IARC's Diploma in Genealogy is accredited by University College Cork (UCC) and is offered in conjunction with its Centre for Adult Continuing Education. It is a traditional course offered on-campus at UCC, specifically designed to suit the active-retired, part-time employed and unemployed adult learner and offers participants the opportunity to engage in an interdisciplinary study of the past while developing genealogical research skills.

It is a two year programme at NFQ level 7 requiring a three-hour weekly class commitment. You can download full details here.

Further information on both these courses is available from Dr David J. Butler – E:, or from IARC – E: T: +353 61 207114.

IGRS Early Irish Marriage Index updated

Following quickly on the heels of a recent update to its Early Irish Deaths Index (see blogpost), the Irish Genealogical Research Society has added several thousand records to its Early Irish Marriage Index.

It now holds more than 80,000 marriage records, and names some 177,000 individuals. Free to members and non-members alike, it can be searched here.

All the records in the Society's Early Irish indexes pre-date 1864 and the full introduction of the civil registration system, and the entries are noted from obscure and underused sources. The three indexes are managed by Roz McCutcheon FIGRS and continue to grow thanks to the work of IGRS volunteers.

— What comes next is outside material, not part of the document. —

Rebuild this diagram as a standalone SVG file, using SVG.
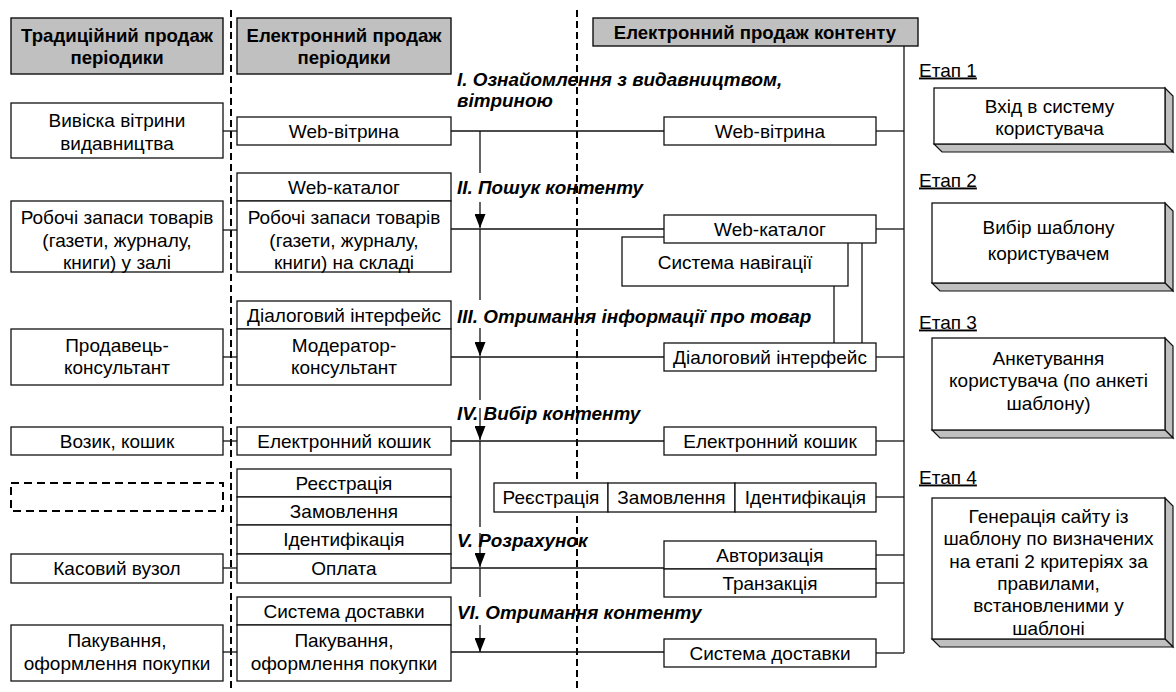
<svg xmlns="http://www.w3.org/2000/svg" width="1176" height="692" viewBox="0 0 1176 692">
<style>
.box{fill:#fff;stroke:#111;stroke-width:1.3}
.hdr{fill:#c0c0c0;stroke:#111;stroke-width:1.4}
.bev{fill:#c0c0c0;stroke:#111;stroke-width:1.2}
.t{font-family:"Liberation Sans",Arial,sans-serif;font-size:19px;fill:#000;text-anchor:middle}
.h{font-family:"Liberation Sans",Arial,sans-serif;font-size:18.6px;font-weight:bold;fill:#000;text-anchor:middle}
.l{font-family:"Liberation Sans",Arial,sans-serif;font-size:18.9px;font-weight:bold;font-style:italic;fill:#000}
.e{font-family:"Liberation Sans",Arial,sans-serif;font-size:19px;fill:#000;text-decoration:underline}
.c{stroke:#111;stroke-width:1.3;fill:none}
.d{stroke:#000;stroke-width:2;stroke-dasharray:7 4;fill:none}
</style>
<defs>
<marker id="ah" markerUnits="userSpaceOnUse" markerWidth="14" markerHeight="11" refX="14" refY="5.5" orient="auto" viewBox="0 0 14 11">
<path d="M0,0 L14,5.5 L0,11 Z" fill="#000"/>
</marker>
</defs>
<rect width="1176" height="692" fill="#fff"/>

<g id="dividers">
<line class="d" x1="231" y1="10" x2="231" y2="692"/>
<line class="d" x1="577" y1="10" x2="577" y2="692"/>
</g>

<g id="connectors">
<line class="c" x1="223" y1="131" x2="237" y2="131"/>
<line class="c" x1="223" y1="230" x2="237" y2="230"/>
<line class="c" x1="223" y1="357" x2="237" y2="357"/>
<line class="c" x1="223" y1="441" x2="237" y2="441"/>
<line class="c" x1="223" y1="568" x2="237" y2="568"/>
<line class="c" x1="223" y1="652" x2="237" y2="652"/>
<line class="c" x1="451" y1="131" x2="664" y2="131"/>
<line class="c" x1="451" y1="229" x2="664" y2="229"/>
<line class="c" x1="451" y1="357" x2="664" y2="357"/>
<line class="c" x1="451" y1="441" x2="664" y2="441"/>
<line class="c" x1="451" y1="568" x2="664" y2="568"/>
<line class="c" x1="451" y1="652" x2="664" y2="652"/>
<line class="c" x1="904" y1="46" x2="904" y2="653"/>
<line class="c" x1="876" y1="131" x2="904" y2="131"/>
<line class="c" x1="876" y1="229" x2="904" y2="229"/>
<line class="c" x1="876" y1="357" x2="904" y2="357"/>
<line class="c" x1="876" y1="441" x2="904" y2="441"/>
<line class="c" x1="876" y1="497" x2="904" y2="497"/>
<line class="c" x1="876" y1="555" x2="904" y2="555"/>
<line class="c" x1="876" y1="583" x2="904" y2="583"/>
<line class="c" x1="876" y1="653" x2="904" y2="653"/>
<line class="c" x1="834" y1="286" x2="834" y2="343"/>
<line class="c" x1="862" y1="243" x2="862" y2="343"/>
<line class="c" x1="480" y1="131" x2="480" y2="173"/>
<line class="c" x1="480" y1="202" x2="480" y2="228" marker-end="url(#ah)"/>
<line class="c" x1="480" y1="229" x2="480" y2="300"/>
<line class="c" x1="480" y1="328" x2="480" y2="356" marker-end="url(#ah)"/>
<line class="c" x1="480" y1="357" x2="480" y2="400"/>
<line class="c" x1="480" y1="408" x2="480" y2="440" marker-end="url(#ah)"/>
<line class="c" x1="480" y1="441" x2="480" y2="527"/>
<line class="c" x1="480" y1="533" x2="480" y2="567" marker-end="url(#ah)"/>
<line class="c" x1="480" y1="568" x2="480" y2="597"/>
<line class="c" x1="480" y1="625" x2="480" y2="652" marker-end="url(#ah)"/>
</g>

<g id="hdr-trad">
<rect class="hdr" x="11" y="18" width="212" height="56"/>
<text class="h" x="117" y="42">Традиційний продаж</text>
<text class="h" x="117" y="64">періодики</text>
</g>
<g id="hdr-el">
<rect class="hdr" x="237" y="18" width="214" height="56"/>
<text class="h" x="344" y="42">Електронний продаж</text>
<text class="h" x="344" y="64">періодики</text>
</g>
<g id="hdr-content">
<rect class="hdr" x="593" y="18" width="325" height="28"/>
<text class="h" x="755" y="38.5">Електронний продаж контенту</text>
</g>

<g id="l-vyviska">
<rect class="box" x="11" y="103" width="212" height="55"/>
<text class="t" x="117" y="127">Вивіска вітрини</text>
<text class="t" x="117" y="149.5">видавництва</text>
</g>
<g id="l-zapasy">
<rect class="box" x="11" y="201" width="212" height="71"/>
<text class="t" x="117" y="224">Робочі запаси товарів</text>
<text class="t" x="117" y="246.5">(газети, журналу,</text>
<text class="t" x="117" y="269">книги) у залі</text>
</g>
<g id="l-prodavets">
<rect class="box" x="11" y="329" width="212" height="56"/>
<text class="t" x="117" y="351.5">Продавець-</text>
<text class="t" x="117" y="374">консультант</text>
</g>
<g id="l-vozyk">
<rect class="box" x="11" y="427" width="212" height="28"/>
<text class="t" x="117" y="447.5">Возик, кошик</text>
</g>
<g id="l-empty">
<rect x="11" y="483" width="212" height="28" fill="none" stroke="#000" stroke-width="2" stroke-dasharray="8 5"/>
</g>
<g id="l-kasa">
<rect class="box" x="11" y="554" width="212" height="29"/>
<text class="t" x="117" y="575">Касовий вузол</text>
</g>
<g id="l-pakuvannia">
<rect class="box" x="11" y="625" width="212" height="56"/>
<text class="t" x="117" y="647">Пакування,</text>
<text class="t" x="117" y="670">оформлення покупки</text>
</g>

<g id="m-vitryna">
<rect class="box" x="237" y="117" width="214" height="28"/>
<text class="t" x="344" y="137.5">Web-вітрина</text>
</g>
<g id="m-katalog">
<rect class="box" x="237" y="173" width="214" height="28"/>
<text class="t" x="344" y="193.5">Web-каталог</text>
</g>
<g id="m-zapasy">
<rect class="box" x="237" y="201" width="214" height="71"/>
<text class="t" x="344" y="224">Робочі запаси товарів</text>
<text class="t" x="344" y="246.5">(газети, журналу,</text>
<text class="t" x="344" y="269">книги) на складі</text>
</g>
<g id="m-dialog">
<rect class="box" x="237" y="301" width="214" height="28"/>
<text class="t" x="344" y="321.5">Діалоговий інтерфейс</text>
</g>
<g id="m-moderator">
<rect class="box" x="237" y="329" width="214" height="56"/>
<text class="t" x="344" y="351.5">Модератор-</text>
<text class="t" x="344" y="374">консультант</text>
</g>
<g id="m-koshyk">
<rect class="box" x="237" y="427" width="214" height="28"/>
<text class="t" x="344" y="447.5">Електронний кошик</text>
</g>
<g id="m-reiestratsiia">
<rect class="box" x="237" y="469" width="214" height="28"/>
<text class="t" x="344" y="489.5">Реєстрація</text>
</g>
<g id="m-zamovlennia">
<rect class="box" x="237" y="497" width="214" height="28"/>
<text class="t" x="344" y="517.5">Замовлення</text>
</g>
<g id="m-identyfikatsiia">
<rect class="box" x="237" y="525" width="214" height="29"/>
<text class="t" x="344" y="546">Ідентифікація</text>
</g>
<g id="m-oplata">
<rect class="box" x="237" y="554" width="214" height="29"/>
<text class="t" x="344" y="575">Оплата</text>
</g>
<g id="m-dostavka">
<rect class="box" x="237" y="597" width="214" height="28"/>
<text class="t" x="344" y="617.5">Система доставки</text>
</g>
<g id="m-pakuvannia">
<rect class="box" x="237" y="625" width="214" height="56"/>
<text class="t" x="344" y="647">Пакування,</text>
<text class="t" x="344" y="670">оформлення покупки</text>
</g>

<g id="r-vitryna">
<rect class="box" x="664" y="117" width="212" height="28"/>
<text class="t" x="770" y="137.5">Web-вітрина</text>
</g>
<g id="r-navigatsiia">
<rect class="box" x="622" y="237" width="226" height="49"/>
<text class="t" x="735" y="268.5">Система навігації</text>
</g>
<g id="r-katalog">
<rect class="box" x="664" y="215" width="212" height="28"/>
<text class="t" x="770" y="235.5">Web-каталог</text>
</g>
<g id="r-dialog">
<rect class="box" x="664" y="343" width="212" height="28"/>
<text class="t" x="770" y="363.5">Діалоговий інтерфейс</text>
</g>
<g id="r-koshyk">
<rect class="box" x="664" y="427" width="212" height="28"/>
<text class="t" x="770" y="447.5">Електронний кошик</text>
</g>
<g id="r-reiestratsiia">
<rect class="box" x="494" y="483" width="114" height="29"/>
<text class="t" x="551" y="504">Реєстрація</text>
</g>
<g id="r-zamovlennia">
<rect class="box" x="608" y="483" width="127" height="29"/>
<text class="t" x="671.5" y="504">Замовлення</text>
</g>
<g id="r-identyfikatsiia">
<rect class="box" x="735" y="483" width="141" height="29"/>
<text class="t" x="805.5" y="504">Ідентифікація</text>
</g>
<g id="r-avtoryzatsiia">
<rect class="box" x="664" y="541" width="212" height="28"/>
<text class="t" x="770" y="561.5">Авторизація</text>
</g>
<g id="r-tranzaktsiia">
<rect class="box" x="664" y="569" width="212" height="28"/>
<text class="t" x="770" y="589.5">Транзакція</text>
</g>
<g id="r-dostavka">
<rect class="box" x="664" y="639" width="212" height="28"/>
<text class="t" x="770" y="659.5">Система доставки</text>
</g>

<g id="stage-labels">
<text class="l" x="457" y="86">I. Ознайомлення з видавництвом,</text>
<text class="l" x="457" y="106.5">вітриною</text>
<text class="l" x="457" y="193.5">II. Пошук контенту</text>
<text class="l" x="457" y="322.5">III. Отримання інформації про товар</text>
<text class="l" x="457" y="419.5">IV. Вибір контенту</text>
<text class="l" x="457" y="546.5">V. Розрахунок</text>
<text class="l" x="457" y="618.5">VI. Отримання контенту</text>
</g>

<g id="etap1">
<text class="e" x="919" y="76.5">Етап 1</text>
<polygon class="bev" points="1165,88 1173,96 1173,152 1165,144"/>
<polygon class="bev" points="934,144 1165,144 1173,152 942,152"/>
<rect class="box" x="934" y="88" width="231" height="56"/>
<text class="t" x="1049.5" y="112.5">Вхід в систему</text>
<text class="t" x="1049.5" y="134.5">користувача</text>
</g>
<g id="etap2">
<text class="e" x="919" y="186.5">Етап 2</text>
<polygon class="bev" points="1165,203 1173,211 1173,291 1165,283"/>
<polygon class="bev" points="932,283 1165,283 1173,291 940,291"/>
<rect class="box" x="932" y="203" width="233" height="80"/>
<text class="t" x="1048.5" y="233.5">Вибір шаблону</text>
<text class="t" x="1048.5" y="260">користувачем</text>
</g>
<g id="etap3">
<text class="e" x="919" y="328.5">Етап 3</text>
<polygon class="bev" points="1165,338 1173,346 1173,438 1165,430"/>
<polygon class="bev" points="932,430 1165,430 1173,438 940,438"/>
<rect class="box" x="932" y="338" width="233" height="92"/>
<text class="t" x="1048.5" y="364.5">Анкетування</text>
<text class="t" x="1048.5" y="387">користувача (по анкеті</text>
<text class="t" x="1048.5" y="409.5">шаблону)</text>
</g>
<g id="etap4">
<text class="e" x="919" y="483.5">Етап 4</text>
<polygon class="bev" points="1165,498 1173,506 1173,647 1165,639"/>
<polygon class="bev" points="932,639 1165,639 1173,647 940,647"/>
<rect class="box" x="932" y="498" width="233" height="141"/>
<text class="t" x="1048.5" y="523">Генерація сайту із</text>
<text class="t" x="1048.5" y="545.3">шаблону по визначених</text>
<text class="t" x="1048.5" y="567.6">на етапі 2 критеріях за</text>
<text class="t" x="1048.5" y="589.9">правилами,</text>
<text class="t" x="1048.5" y="612.2">встановленими у</text>
<text class="t" x="1048.5" y="634.5">шаблоні</text>
</g>
</svg>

The Early Irish Births Index will be updated next month.

Tuesday, 19 July 2016

PRONI lecture series to explore County Armagh

The Public Record Office of Northern Ireland has announced a series of Wednesday lunchtime lectures, exploring the history of County Armagh. Here's the programme:

7 September  : The work of the Armagh Coroner, 1888-1889, with Dr Desmond McCabe

14 September: Knocknamuckly: the story of an Armagh townland, with Prof Raymond Gillespie

21 September: The making of the Newry Canal, 1728 to 1740, with Geraldine Foley

28 September: Iron Age Votive deposits in the River Blackwater, with Dr Greer Ramsey

5 October       : The Architecture of South Armagh, with Dr Kevin Mulligan

12 October     : Steelboys, Oakboys and Bad Boys: the troubled County of Armagh, 1750–1800,
                        with Dr Eoin Magennis

Venue: PRONI, Titanic Boulevard, Belfast
Time: 1pm
Cost: Free

Book launch: Limerick in Old Photographs

If you've ancestors from Limerick City or its hinterland, Sharon Slater's Limerick in Old Photographs is a must-buy book to complement your Irish family history research.

Ireland's third most populous city has a long and vibrant history and has witnessed huge changes in the last two centuries. These changes have been captured in this collection of archive images by historian Sharon Slater, who runs the excellent Limerick's Life blog. Through the 128 pages of the book, she shows how the city has grown, recalling shops and industries, streets and buildings, societies and clubs, and a lost way of life.

Published by The History Press, Limerick in Old Photographs is already on the shelves in Limerick's bookshops, and is available for order from Amazon.